Nous ne pouvons que saluer les mobilisations de masse qui les dénoncent. Car plus que les mots, ce sont bien ces faits que l’UCL estime nécessaire de mettre au premier plan et de combattre, et ce à partir de l’ancrage de classe qui est le sien. Et c’est bien cela que nous privilégions dans notre expression.

Périmètre d’alliance

Pour mener cette politique, l’UCL agira aux côtés des associations qui partagent l’ambition d’un antiracisme de classe et politique (collectifs de sans-papiers, FUIQP, ATMF, FTCR, ACTIT, Acort, Comité Adama, JJR), mais aussi des structures syndicales, politiques et associatives engagées dans la lutte antiraciste : CGT, Solidaires, CNT, CNT-SO, FSU… ; Fasti, Gisti, Resf, Mrap, LDH…

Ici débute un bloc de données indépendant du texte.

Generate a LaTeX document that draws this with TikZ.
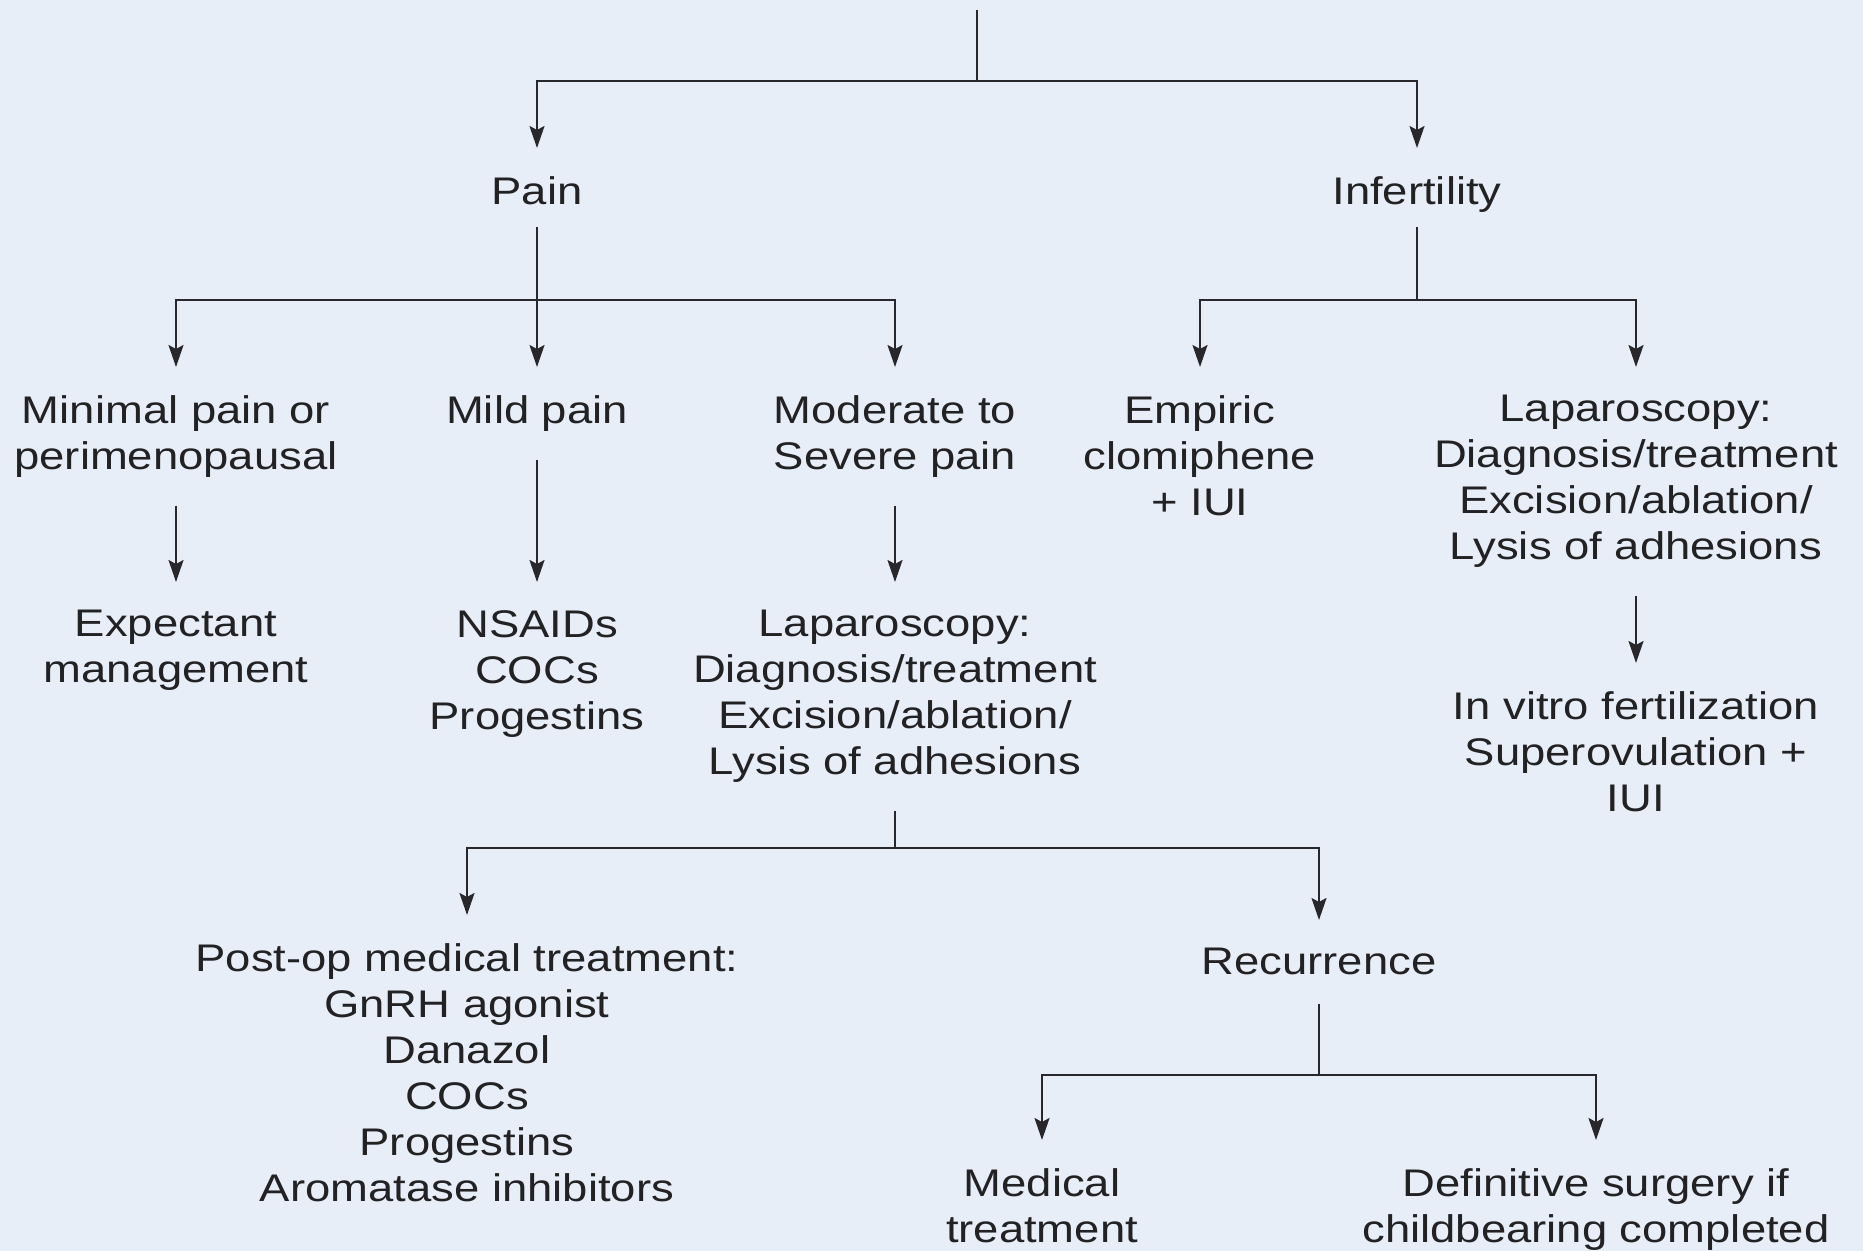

Des revendications structurantes

Avec son expression propre, l’UCL fait siennes ces revendications du mouvement antiraciste.

Économiques :

  • régularisation de toutes et tous les sans-papiers (« des papiers pour tous ou plus de papiers du tout ) ;
  • liberté de circulation et d’installation (contre le mythe de l’invasion et du grand remplacement).

Politiques :

  • droit de vote pour les étrangères et les étrangers résidant en France (faisant prévaloir la citoyenneté sur la nationalité) ;
  • abolition de la double peine (prison + expulsion du territoire) pour les étrangères et étrangers condamnées ;
  • abolition de la rétention administrative pour les étranger-es, fermeture des CRA
  • abolition des contrôles d’identité (et d’ici là des contrôles au faciès), désarmement de la police, suppression de la BAC
  • autodétermination des territoires colonisés par la France
  • fin de la Françafrique ;

Culturelles :

  • restitution aux pays d’origine du patrimoine volé durant la période coloniale ;
  • insertion dans l’espace public (noms de rues, statuaire…) de figures révolutionnaires, anticolonialistes et émancipatrices, en lieu et place de figures réactionnaires, militaristes et colonialistes ;
  • reconnaissance du travail forcé dans les colonies françaises comme crime contre l’humanité et droit aux réparations.